Pero es posible una lectura complementaria, más optimista. En otros tiempos, una crisis política como la actual se habría resuelto mediante un golpe, dado por los opositores o quizá por el propio gobierno, al estilo del “18 Brumario de Luis Napoleón Bonaparte”. No es el caso. Aunque nuestra crisis política tiene una salida todavía oscura, existe un consenso de que la resolución debe desarrollarse dentro de las vías institucionales La intensa lucha política que hoy se libra se desarrolla dentro de ellas. No son las instituciones ideales. Están tironeadas, deformadas, manoseadas, vaciadas de sentido. Todo eso es cierto. Pero siguen siendo el contexto del conflicto. No hay un Deus ex machina.

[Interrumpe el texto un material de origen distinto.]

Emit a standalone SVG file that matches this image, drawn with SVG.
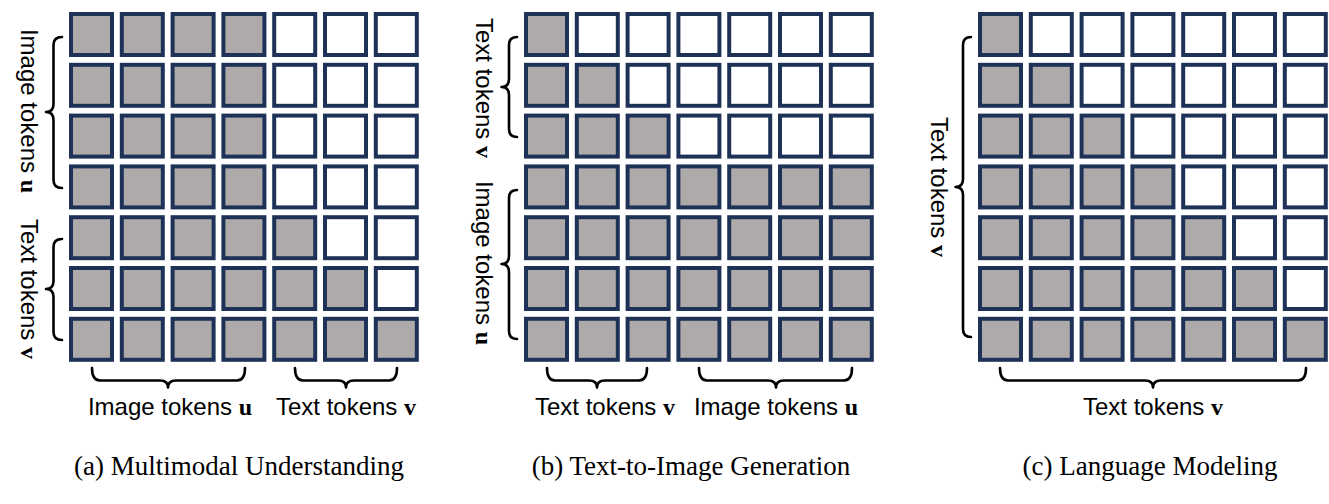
<svg xmlns="http://www.w3.org/2000/svg" xmlns:xlink="http://www.w3.org/1999/xlink" width="1329" height="504" viewBox="0 0 1329 504">
<style>
.g{fill:#AEAAAA;stroke:#1E3258;stroke-width:4}
.w{fill:#FFFFFF;stroke:#1E3258;stroke-width:4}
.br{fill:none;stroke:#000;stroke-width:2.6;stroke-linecap:round;stroke-linejoin:round}
.lb{font-family:"Liberation Sans",Arial,sans-serif;font-size:24px;fill:#000}
.b{font-family:"Liberation Serif","Times New Roman",serif;font-weight:bold}
.cap{font-family:"Liberation Serif","Times New Roman",serif;font-size:27px;fill:#000;text-anchor:middle}
</style>
<defs>
<rect id="c" width="41" height="41"/>
</defs>
<rect width="1329" height="504" fill="#fff"/>

<g id="panel-a">
<g transform="translate(71,14)">
<use href="#c" class="g" x="0" y="0"/><use href="#c" class="g" x="50.8" y="0"/><use href="#c" class="g" x="101.6" y="0"/><use href="#c" class="g" x="152.4" y="0"/><use href="#c" class="w" x="203.2" y="0"/><use href="#c" class="w" x="254" y="0"/><use href="#c" class="w" x="304.8" y="0"/>
<use href="#c" class="g" x="0" y="50.8"/><use href="#c" class="g" x="50.8" y="50.8"/><use href="#c" class="g" x="101.6" y="50.8"/><use href="#c" class="g" x="152.4" y="50.8"/><use href="#c" class="w" x="203.2" y="50.8"/><use href="#c" class="w" x="254" y="50.8"/><use href="#c" class="w" x="304.8" y="50.8"/>
<use href="#c" class="g" x="0" y="101.6"/><use href="#c" class="g" x="50.8" y="101.6"/><use href="#c" class="g" x="101.6" y="101.6"/><use href="#c" class="g" x="152.4" y="101.6"/><use href="#c" class="w" x="203.2" y="101.6"/><use href="#c" class="w" x="254" y="101.6"/><use href="#c" class="w" x="304.8" y="101.6"/>
<use href="#c" class="g" x="0" y="152.4"/><use href="#c" class="g" x="50.8" y="152.4"/><use href="#c" class="g" x="101.6" y="152.4"/><use href="#c" class="g" x="152.4" y="152.4"/><use href="#c" class="w" x="203.2" y="152.4"/><use href="#c" class="w" x="254" y="152.4"/><use href="#c" class="w" x="304.8" y="152.4"/>
<use href="#c" class="g" x="0" y="203.2"/><use href="#c" class="g" x="50.8" y="203.2"/><use href="#c" class="g" x="101.6" y="203.2"/><use href="#c" class="g" x="152.4" y="203.2"/><use href="#c" class="g" x="203.2" y="203.2"/><use href="#c" class="w" x="254" y="203.2"/><use href="#c" class="w" x="304.8" y="203.2"/>
<use href="#c" class="g" x="0" y="254"/><use href="#c" class="g" x="50.8" y="254"/><use href="#c" class="g" x="101.6" y="254"/><use href="#c" class="g" x="152.4" y="254"/><use href="#c" class="g" x="203.2" y="254"/><use href="#c" class="g" x="254" y="254"/><use href="#c" class="w" x="304.8" y="254"/>
<use href="#c" class="g" x="0" y="304.8"/><use href="#c" class="g" x="50.8" y="304.8"/><use href="#c" class="g" x="101.6" y="304.8"/><use href="#c" class="g" x="152.4" y="304.8"/><use href="#c" class="g" x="203.2" y="304.8"/><use href="#c" class="g" x="254" y="304.8"/><use href="#c" class="g" x="304.8" y="304.8"/>
</g>
<text class="lb" text-anchor="middle" transform="translate(21,111) rotate(90)">Image tokens <tspan class="b">u</tspan></text>
<text class="lb" text-anchor="middle" transform="translate(21,289) rotate(90)">Text tokens <tspan class="b">v</tspan></text>
<text class="lb" text-anchor="middle" x="170" y="415">Image tokens <tspan class="b">u</tspan></text>
<text class="lb" text-anchor="middle" x="346" y="415">Text tokens <tspan class="b">v</tspan></text>
<text class="cap" x="239" y="475">(a) Multimodal Understanding</text>
</g>

<g id="panel-b">
<g transform="translate(526,14)">
<use href="#c" class="g" x="0" y="0"/><use href="#c" class="w" x="50.8" y="0"/><use href="#c" class="w" x="101.6" y="0"/><use href="#c" class="w" x="152.4" y="0"/><use href="#c" class="w" x="203.2" y="0"/><use href="#c" class="w" x="254" y="0"/><use href="#c" class="w" x="304.8" y="0"/>
<use href="#c" class="g" x="0" y="50.8"/><use href="#c" class="g" x="50.8" y="50.8"/><use href="#c" class="w" x="101.6" y="50.8"/><use href="#c" class="w" x="152.4" y="50.8"/><use href="#c" class="w" x="203.2" y="50.8"/><use href="#c" class="w" x="254" y="50.8"/><use href="#c" class="w" x="304.8" y="50.8"/>
<use href="#c" class="g" x="0" y="101.6"/><use href="#c" class="g" x="50.8" y="101.6"/><use href="#c" class="g" x="101.6" y="101.6"/><use href="#c" class="w" x="152.4" y="101.6"/><use href="#c" class="w" x="203.2" y="101.6"/><use href="#c" class="w" x="254" y="101.6"/><use href="#c" class="w" x="304.8" y="101.6"/>
<use href="#c" class="g" x="0" y="152.4"/><use href="#c" class="g" x="50.8" y="152.4"/><use href="#c" class="g" x="101.6" y="152.4"/><use href="#c" class="g" x="152.4" y="152.4"/><use href="#c" class="g" x="203.2" y="152.4"/><use href="#c" class="g" x="254" y="152.4"/><use href="#c" class="g" x="304.8" y="152.4"/>
<use href="#c" class="g" x="0" y="203.2"/><use href="#c" class="g" x="50.8" y="203.2"/><use href="#c" class="g" x="101.6" y="203.2"/><use href="#c" class="g" x="152.4" y="203.2"/><use href="#c" class="g" x="203.2" y="203.2"/><use href="#c" class="g" x="254" y="203.2"/><use href="#c" class="g" x="304.8" y="203.2"/>
<use href="#c" class="g" x="0" y="254"/><use href="#c" class="g" x="50.8" y="254"/><use href="#c" class="g" x="101.6" y="254"/><use href="#c" class="g" x="152.4" y="254"/><use href="#c" class="g" x="203.2" y="254"/><use href="#c" class="g" x="254" y="254"/><use href="#c" class="g" x="304.8" y="254"/>
<use href="#c" class="g" x="0" y="304.8"/><use href="#c" class="g" x="50.8" y="304.8"/><use href="#c" class="g" x="101.6" y="304.8"/><use href="#c" class="g" x="152.4" y="304.8"/><use href="#c" class="g" x="203.2" y="304.8"/><use href="#c" class="g" x="254" y="304.8"/><use href="#c" class="g" x="304.8" y="304.8"/>
</g>
<text class="lb" text-anchor="middle" transform="translate(476,88) rotate(90)">Text tokens <tspan class="b">v</tspan></text>
<text class="lb" text-anchor="middle" transform="translate(476,263) rotate(90)">Image tokens <tspan class="b">u</tspan></text>
<text class="lb" text-anchor="middle" x="605" y="415">Text tokens <tspan class="b">v</tspan></text>
<text class="lb" text-anchor="middle" x="776" y="415">Image tokens <tspan class="b">u</tspan></text>
<text class="cap" x="691" y="475">(b) Text-to-Image Generation</text>
</g>

<g id="panel-c">
<g transform="translate(980,14)">
<use href="#c" class="g" x="0" y="0"/><use href="#c" class="w" x="50.8" y="0"/><use href="#c" class="w" x="101.6" y="0"/><use href="#c" class="w" x="152.4" y="0"/><use href="#c" class="w" x="203.2" y="0"/><use href="#c" class="w" x="254" y="0"/><use href="#c" class="w" x="304.8" y="0"/>
<use href="#c" class="g" x="0" y="50.8"/><use href="#c" class="g" x="50.8" y="50.8"/><use href="#c" class="w" x="101.6" y="50.8"/><use href="#c" class="w" x="152.4" y="50.8"/><use href="#c" class="w" x="203.2" y="50.8"/><use href="#c" class="w" x="254" y="50.8"/><use href="#c" class="w" x="304.8" y="50.8"/>
<use href="#c" class="g" x="0" y="101.6"/><use href="#c" class="g" x="50.8" y="101.6"/><use href="#c" class="g" x="101.6" y="101.6"/><use href="#c" class="w" x="152.4" y="101.6"/><use href="#c" class="w" x="203.2" y="101.6"/><use href="#c" class="w" x="254" y="101.6"/><use href="#c" class="w" x="304.8" y="101.6"/>
<use href="#c" class="g" x="0" y="152.4"/><use href="#c" class="g" x="50.8" y="152.4"/><use href="#c" class="g" x="101.6" y="152.4"/><use href="#c" class="g" x="152.4" y="152.4"/><use href="#c" class="w" x="203.2" y="152.4"/><use href="#c" class="w" x="254" y="152.4"/><use href="#c" class="w" x="304.8" y="152.4"/>
<use href="#c" class="g" x="0" y="203.2"/><use href="#c" class="g" x="50.8" y="203.2"/><use href="#c" class="g" x="101.6" y="203.2"/><use href="#c" class="g" x="152.4" y="203.2"/><use href="#c" class="g" x="203.2" y="203.2"/><use href="#c" class="w" x="254" y="203.2"/><use href="#c" class="w" x="304.8" y="203.2"/>
<use href="#c" class="g" x="0" y="254"/><use href="#c" class="g" x="50.8" y="254"/><use href="#c" class="g" x="101.6" y="254"/><use href="#c" class="g" x="152.4" y="254"/><use href="#c" class="g" x="203.2" y="254"/><use href="#c" class="g" x="254" y="254"/><use href="#c" class="w" x="304.8" y="254"/>
<use href="#c" class="g" x="0" y="304.8"/><use href="#c" class="g" x="50.8" y="304.8"/><use href="#c" class="g" x="101.6" y="304.8"/><use href="#c" class="g" x="152.4" y="304.8"/><use href="#c" class="g" x="203.2" y="304.8"/><use href="#c" class="g" x="254" y="304.8"/><use href="#c" class="g" x="304.8" y="304.8"/>
</g>
<text class="lb" text-anchor="middle" transform="translate(931,187) rotate(90)">Text tokens <tspan class="b">v</tspan></text>
<text class="lb" text-anchor="middle" x="1153" y="415">Text tokens <tspan class="b">v</tspan></text>
<text class="cap" x="1150" y="475">(c) Language Modeling</text>
</g>

<g id="connectors">
<path class="br" d="M62,37 Q53.5,37 53.5,45 L53.5,104 Q53.5,112 46,112 Q53.5,112 53.5,120 L53.5,180 Q53.5,188 62,188"/>
<path class="br" d="M62,239 Q53.5,239 53.5,247 L53.5,281 Q53.5,289 46,289 Q53.5,289 53.5,297 L53.5,332 Q53.5,340 62,340"/>
<path class="br" d="M517,37 Q509,37 509,45 L509,79 Q509,87 501.5,87 Q509,87 509,95 L509,129 Q509,137 517,137"/>
<path class="br" d="M517,190 Q509,190 509,198 L509,256 Q509,264 501.5,264 Q509,264 509,272 L509,331 Q509,339 517,339"/>
<path class="br" d="M971,37 Q963,37 963,45 L963,179 Q963,187 955.5,187 Q963,187 963,195 L963,329 Q963,337 971,337"/>
<path class="br" d="M92,368 Q92,380.5 100,380.5 L160,380.5 Q168,380.5 168,387.5 Q168,380.5 176,380.5 L237,380.5 Q245,380.5 245,368"/>
<path class="br" d="M295,368 Q295,380.5 303,380.5 L338,380.5 Q346,380.5 346,387.5 Q346,380.5 354,380.5 L389,380.5 Q397,380.5 397,368"/>
<path class="br" d="M547,368 Q547,380.5 555,380.5 L589,380.5 Q597,380.5 597,387.5 Q597,380.5 605,380.5 L639,380.5 Q647,380.5 647,368"/>
<path class="br" d="M699,368 Q699,380.5 707,380.5 L768,380.5 Q776,380.5 776,387.5 Q776,380.5 784,380.5 L844,380.5 Q852,380.5 852,368"/>
<path class="br" d="M1000,368 Q1000,380.5 1008,380.5 L1145,380.5 Q1153,380.5 1153,387.5 Q1153,380.5 1161,380.5 L1298,380.5 Q1306,380.5 1306,368"/>
</g>
</svg>
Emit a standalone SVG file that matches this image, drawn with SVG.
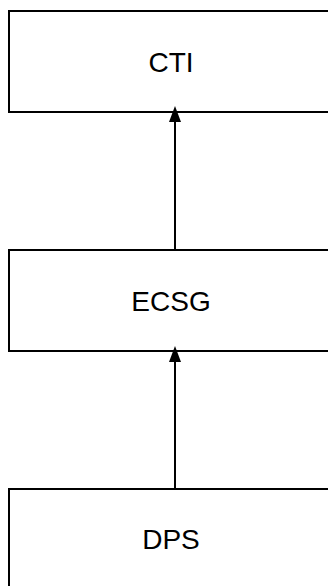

Desde esta perspectiva, podemos examinar una realidad interesante: cómo los protagonistas del conflicto se las arreglan para instrumentar los mecanismos institucionales y para sacar de cada uno de ellos recursos inesperados. Cómo aprenden, con la experiencia, como sostienen los pedagogos, qué son y cómo funcionan las instituciones. Nuestras instituciones hoy no son firmes y sólidas; pero en cambio son plásticas y resistentes. Dan pena, pero no se caen, y esto ya es algo. Al menos para disuadir a alguien de patear el tablero. Y para conservar la ilusión de reconstruirlas.